Sixteen of the 50 states have mandatory registration statutes for foresters, while four have voluntary statutes. Licensing and registration requirements often mandate the completion of a 4-year degree in forestry coupled with several years of work experience. Advancement in this area of the life sciences is often obtained after becoming certified by The Society of American Foresters or The Society for Range Management.
Recent forestry and conservation science graduates typically work under the supervision of their more experienced counterparts and are eventually awarded additional duties and responsibilities as they gain experience. At the federal level, experienced foresters may manage an entire ranger district, eventually working their way up to a top management position at the national level working on issues related to forest policy.

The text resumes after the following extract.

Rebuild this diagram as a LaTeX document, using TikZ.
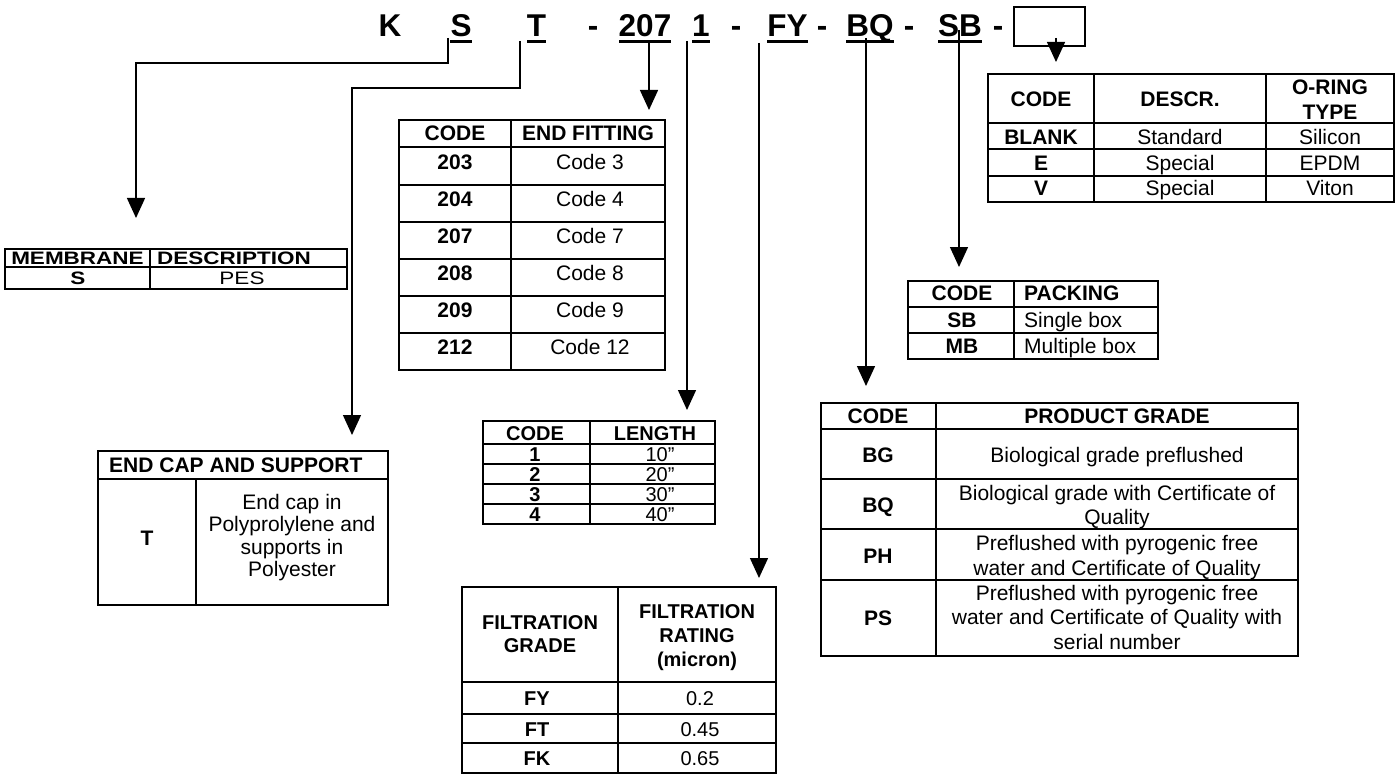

Nearly three-quarters of conservation scientists work for the government on a state, local or federal level. If working at the federal level as a soil conservationist, expect to report to the United States Department of Agriculture’s (USDA) Natural Resource Conservation Service. Range managers traditionally work in the USDA’s Forest Service, the United States Department of the Interior’s Bureau of Land Management, or the Natural Resource Conservation Service. Nearly every state needs soil conservationists, while range managers are focused in the western United States.
Approximately 60 percent of foresters work for the government across all levels and report to the USDA’s Forest Service. They can be found in every state across the country but are heavily concentrated in the southern and western parts of the country.
In recent years, the threat of wildfires has become increasingly obvious and the prevention and mitigation of this problem is at the forefront of this career. With climate change, there is little end in sight to the problems which foresters and conservation scientists work to eradicate, and, therefore, the employment outlook for this group is good. Salaries for this group range from the mid-30s to the upper-70s depending on experience, area of specialty and employer.